# INFORMATION SHOWN
- - - - - - -

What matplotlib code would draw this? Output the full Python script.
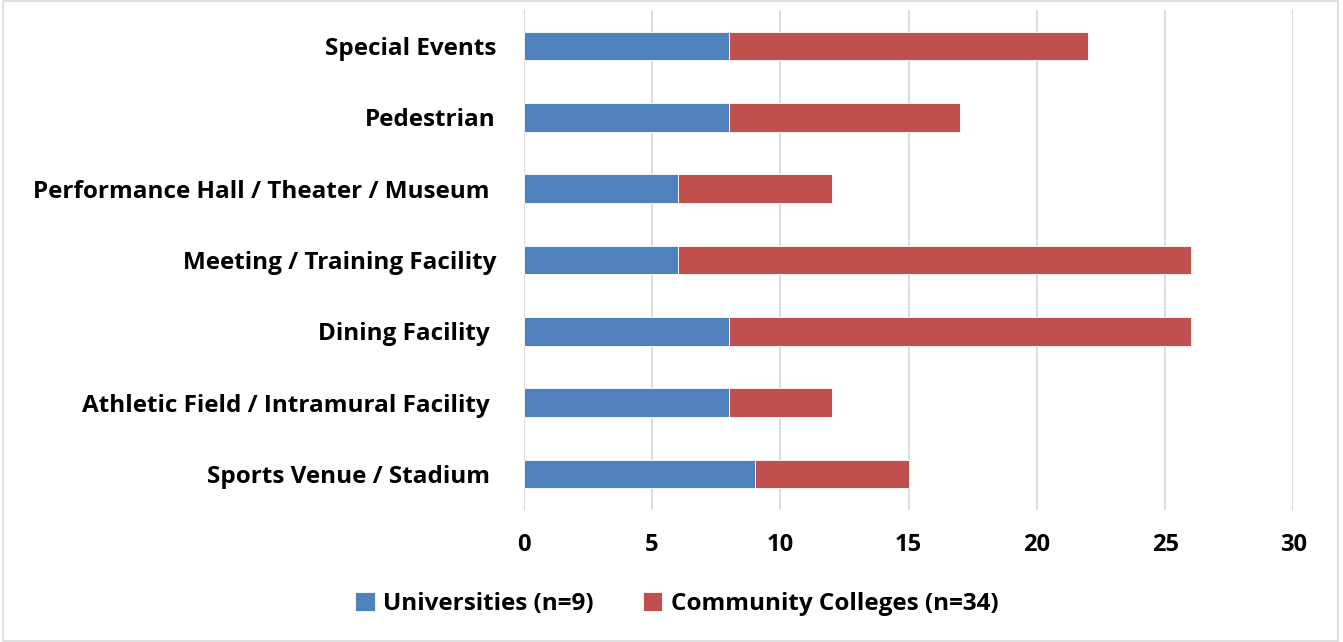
import matplotlib
matplotlib.use("Agg")
import matplotlib.pyplot as plt
from matplotlib.patches import Rectangle

categories = [
    "Sports Venue / Stadium ",
    "Athletic Field / Intramural Facility ",
    "Dining Facility ",
    "Meeting / Training Facility",
    "Performance Hall / Theater / Museum ",
    "Pedestrian",
    "Special Events",
]
universities = [9, 8, 8, 6, 6, 8, 8]
community_colleges = [6, 4, 18, 20, 6, 9, 14]
series_labels = ["Universities (n=9)", "Community Colleges (n=34)"]
x_ticks = [0, 5, 10, 15, 20, 25, 30]

blue = "#4f81bd"
red = "#c0504d"

plt.rcParams["font.family"] = ["Open Sans", "DejaVu Sans"]
plt.rcParams["font.weight"] = "bold"

fig = plt.figure(figsize=(13.43, 6.42), dpi=100)
ax = fig.add_axes([0.390, 0.206, 0.573, 0.778])

y = range(len(categories))
ax.barh(y, universities, height=0.4, color=blue, edgecolor="white",
        linewidth=0.6, label=series_labels[0], zorder=3)
ax.barh(y, community_colleges, left=universities, height=0.4, color=red,
        edgecolor="white", linewidth=0.6, label=series_labels[1], zorder=3)

ax.set_xlim(0, 30)
ax.set_ylim(-0.5, len(categories) - 0.5)
ax.set_xticks(x_ticks)
ax.set_xticklabels([str(t) for t in x_ticks], fontsize=17, fontweight="bold")
ax.set_yticks(list(y))
ax.set_yticklabels(categories, fontsize=17.5, fontweight="bold")
ax.tick_params(axis="x", length=0, pad=17)
ax.tick_params(axis="y", length=0, pad=20)
ax.grid(axis="x", color="#d9d9d9", linewidth=1.3, zorder=0)
for s in ax.spines.values():
    s.set_visible(False)

ax.legend(loc="center", bbox_to_anchor=(0.504, 0.059), bbox_transform=fig.transFigure,
          ncol=2, frameon=False, prop={"weight": "bold", "size": 17.5},
          handlelength=0.8, handleheight=0.8, handletextpad=0.35, columnspacing=2.0)

fig.patches.append(Rectangle((0.002, 0.002), 0.994, 0.996, transform=fig.transFigure,
                             fill=False, edgecolor="#d9d9d9", linewidth=1.2))

fig.savefig("out.png", dpi=100, facecolor="white")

- - - - - - -

# YOUR OBJECTIVE
Write out each line of the listing above, exactly, from its first line to the line holding "from matplotlib.patches import Rectangle", inclusive. Skip the pictures.

# ANSWER TO THIS TASK
What matplotlib code would draw this? Output the full Python script.
import matplotlib
matplotlib.use("Agg")
import matplotlib.pyplot as plt
from matplotlib.patches import Rectangle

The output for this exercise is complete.